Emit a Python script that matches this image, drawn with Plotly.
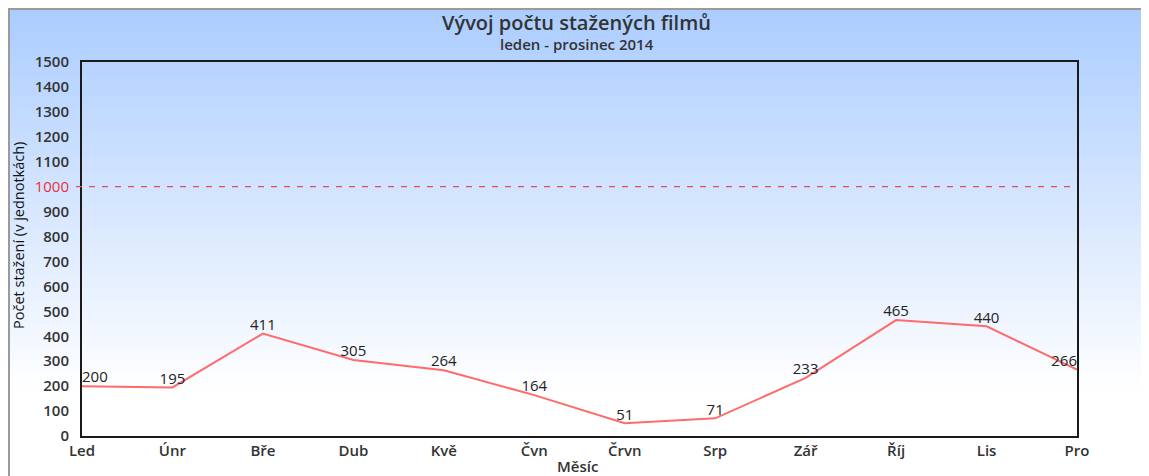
import plotly.graph_objects as go

months = ["Led", "Únr", "Bře", "Dub", "Kvě", "Čvn", "Črvn", "Srp", "Zář", "Říj", "Lis", "Pro"]
downloads = [200, 195, 411, 305, 264, 164, 51, 71, 233, 465, 440, 266]
y_ticks = list(range(0, 1600, 100))
limit_value = 1000

# page body has an 8px margin; figure coordinates are page coordinates minus OFF
OFF = 8
W, H = 1149 - OFF, 476 - OFF
L, R, T, B = 82, 1077, 62, 436  # page pixels of plot area


def px_x(px):
    return (px - L) / (R - L)


def px_y(py):
    return (B - py) / (B - T)


positions = ["top center"] * len(months)
positions[0] = "top right"
positions[-1] = "top left"

fig = go.Figure()
fig.add_trace(go.Scatter(
    x=list(range(len(months))), y=downloads,
    mode="lines+text",
    line=dict(color="#ff6b6b", width=2),
    text=[str(v) for v in downloads],
    textposition=positions,
    textfont=dict(family="Open Sans", size=15, color="#222222"),
    cliponaxis=False,
    hoverinfo="skip",
))

shapes = []
top_c = (170, 204, 255)
g0, g1 = 6, 392
step = 6
py = 6
while py < 480:
    mid = py + step / 2
    f = min(max((mid - g0) / (g1 - g0), 0), 1)
    c = tuple(round(top_c[i] + (255 - top_c[i]) * f) for i in range(3))
    shapes.append(dict(type="rect", xref="paper", yref="paper",
                       x0=px_x(9), x1=px_x(1147), y0=px_y(py + step + 0.5), y1=px_y(max(py, 9)),
                       fillcolor="rgb(%d,%d,%d)" % c, line=dict(width=0), layer="below"))
    py += step
shapes.append(dict(type="rect", xref="paper", yref="paper",
                   x0=px_x(9), x1=px_x(1147), y0=px_y(490), y1=px_y(9),
                   fillcolor="rgba(0,0,0,0)", line=dict(color="#9a9a9a", width=2), layer="below"))
shapes.append(dict(type="line", xref="paper", yref="y",
                   x0=px_x(76), x1=1, y0=limit_value, y1=limit_value,
                   line=dict(color="#e0505a", width=1.3, dash="6px,7px"), layer="above"))

ticktext = []
for v in y_ticks:
    if v == limit_value:
        ticktext.append('<span style="color:#e8323c;font-weight:400">%d</span>' % v)
    else:
        ticktext.append(str(v))

annotations = [
    dict(text="Vývoj počtu stažených filmů", xref="paper", yref="paper",
         x=px_x(576), y=px_y(22), showarrow=False, xanchor="center", yanchor="middle",
         font=dict(family="Open Sans", size=20, color="#333333", weight=600)),
    dict(text="leden - prosinec 2014", xref="paper", yref="paper",
         x=px_x(577), y=px_y(44), showarrow=False, xanchor="center", yanchor="middle",
         font=dict(family="Open Sans", size=15, color="#333333", weight=600)),
    dict(text="Počet stažení (v jednotkách)", xref="paper", yref="paper",
         x=px_x(18), y=px_y(236), showarrow=False, xanchor="center", yanchor="middle",
         textangle=-90,
         font=dict(family="Open Sans", size=14.5, color="#111111", weight=500)),
    dict(text="Měsíc", xref="paper", yref="paper",
         x=px_x(577), y=px_y(466), showarrow=False, xanchor="center", yanchor="middle",
         font=dict(family="Open Sans", size=15, color="#333333", weight=600)),
]

fig.update_layout(
    width=W, height=H,
    margin=dict(l=L - OFF, r=W - (R - OFF), t=T - OFF, b=H - (B - OFF), pad=0),
    paper_bgcolor="white",
    plot_bgcolor="rgba(0,0,0,0)",
    showlegend=False,
    shapes=shapes,
    annotations=annotations,
    xaxis=dict(
        range=[0, len(months) - 1],
        tickvals=list(range(len(months))), ticktext=months,
        showgrid=False, zeroline=False,
        showline=True, linecolor="#1a1a1a", linewidth=2, mirror=True,
        ticks="", ticklen=0,
        tickfont=dict(family="Open Sans", size=15, color="#333333", weight=600),
    ),
    yaxis=dict(
        range=[0, 1500],
        tickvals=y_ticks, ticktext=ticktext,
        showgrid=False, zeroline=False,
        showline=True, linecolor="#1a1a1a", linewidth=2, mirror=True,
        ticks="", ticklabelstandoff=8,
        tickfont=dict(family="Open Sans", size=15, color="#333333", weight=600),
    ),
)

fig.write_html("out.html")
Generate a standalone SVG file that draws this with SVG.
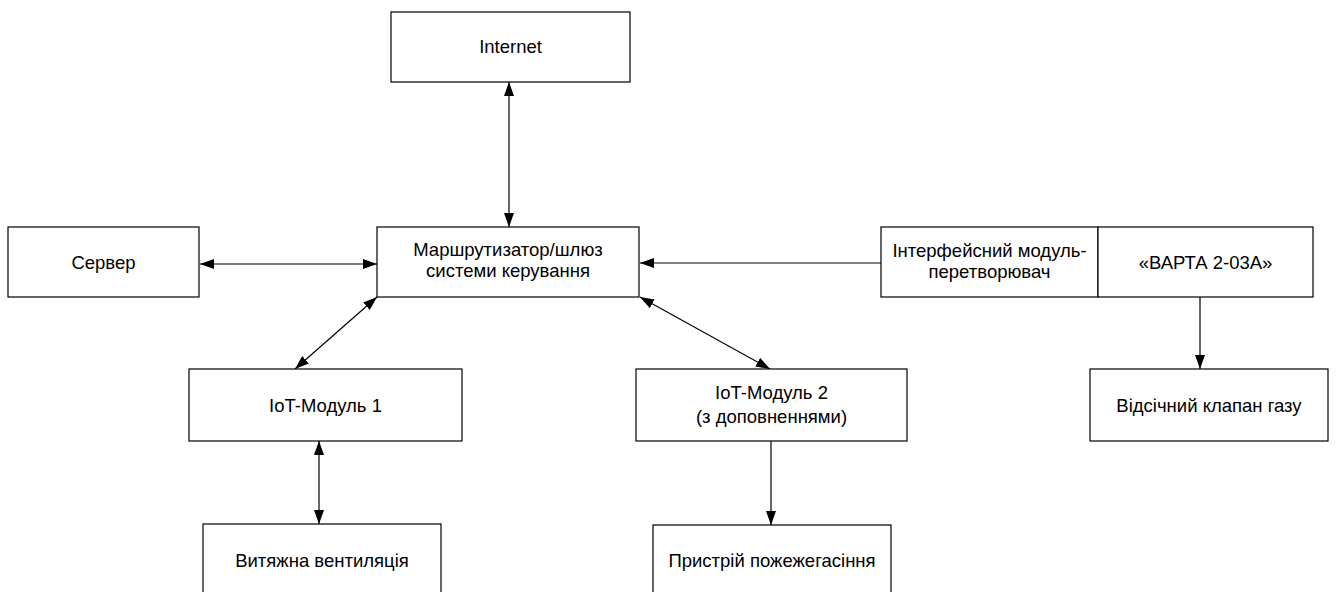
<svg xmlns="http://www.w3.org/2000/svg" width="1336" height="592" viewBox="0 0 1336 592">
<style>
.box{fill:#fff;stroke:#000;stroke-width:1.2}
.t{font-family:"Liberation Sans",Arial,sans-serif;font-size:18.5px;fill:#000;text-anchor:middle}
.c{fill:none;stroke:#000;stroke-width:1.2}
</style>
<defs>
<marker id="ah" viewBox="0 0 14 10" refX="14" refY="5" markerWidth="14" markerHeight="10" markerUnits="userSpaceOnUse" orient="auto-start-reverse">
<path d="M0,0 L14,5 L0,10 z" fill="#000"/>
</marker>
</defs>
<rect width="1336" height="592" fill="#fff"/>
<g id="connectors">
<line class="c" x1="509" y1="82" x2="509" y2="227" marker-start="url(#ah)" marker-end="url(#ah)"/>
<line class="c" x1="200" y1="264" x2="377" y2="264" marker-start="url(#ah)" marker-end="url(#ah)"/>
<line class="c" x1="881" y1="263" x2="640" y2="263" marker-end="url(#ah)"/>
<line class="c" x1="377" y1="297" x2="295" y2="369" marker-start="url(#ah)" marker-end="url(#ah)"/>
<line class="c" x1="640" y1="297" x2="770" y2="369" marker-start="url(#ah)" marker-end="url(#ah)"/>
<line class="c" x1="319" y1="441" x2="319" y2="524" marker-start="url(#ah)" marker-end="url(#ah)"/>
<line class="c" x1="771" y1="441" x2="771" y2="525" marker-end="url(#ah)"/>
<line class="c" x1="1200" y1="297" x2="1200" y2="369" marker-end="url(#ah)"/>
</g>
<g id="internet"><rect class="box" x="391" y="12" width="239" height="70"/><text class="t" x="510.5" y="53">Internet</text></g>
<g id="server"><rect class="box" x="8" y="227" width="191" height="70"/><text class="t" x="103.5" y="269">Сервер</text></g>
<g id="router"><rect class="box" x="377" y="227" width="262" height="70"/><text class="t" x="508" y="256">Маршрутизатор/шлюз</text><text class="t" x="508" y="277">системи керування</text></g>
<g id="interface"><rect class="box" x="881" y="227" width="217" height="70"/><text class="t" x="989.5" y="257">Інтерфейсний модуль-</text><text class="t" x="989.5" y="278">перетворювач</text></g>
<g id="varta"><rect class="box" x="1098" y="227" width="215" height="70"/><text class="t" x="1205.5" y="269">«ВАРТА 2-03А»</text></g>
<g id="iot1"><rect class="box" x="189" y="369" width="273" height="72"/><text class="t" x="325.5" y="412">IoT-Модуль 1</text></g>
<g id="iot2"><rect class="box" x="636" y="369" width="271" height="72"/><text class="t" x="771.5" y="399">IoT-Модуль 2</text><text class="t" x="771.5" y="423">(з доповненнями)</text></g>
<g id="valve"><rect class="box" x="1090" y="369" width="238" height="72"/><text class="t" x="1209" y="412">Відсічний клапан газу</text></g>
<g id="vent"><rect class="box" x="203" y="524" width="238" height="80"/><text class="t" x="322" y="567">Витяжна вентиляція</text></g>
<g id="fire"><rect class="box" x="653" y="525" width="238" height="80"/><text class="t" x="772" y="567">Пристрій пожежегасіння</text></g>
</svg>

##############################

■ Instructions to follow:
Copy nothing but the lines from the first one in the listing through the line with "return (B - py) / (B - T)", and omit the pictures.

■ Solution:
Emit a Python script that matches this image, drawn with Plotly.
import plotly.graph_objects as go

months = ["Led", "Únr", "Bře", "Dub", "Kvě", "Čvn", "Črvn", "Srp", "Zář", "Říj", "Lis", "Pro"]
downloads = [200, 195, 411, 305, 264, 164, 51, 71, 233, 465, 440, 266]
y_ticks = list(range(0, 1600, 100))
limit_value = 1000

# page body has an 8px margin; figure coordinates are page coordinates minus OFF
OFF = 8
W, H = 1149 - OFF, 476 - OFF
L, R, T, B = 82, 1077, 62, 436  # page pixels of plot area


def px_x(px):
    return (px - L) / (R - L)


def px_y(py):
    return (B - py) / (B - T)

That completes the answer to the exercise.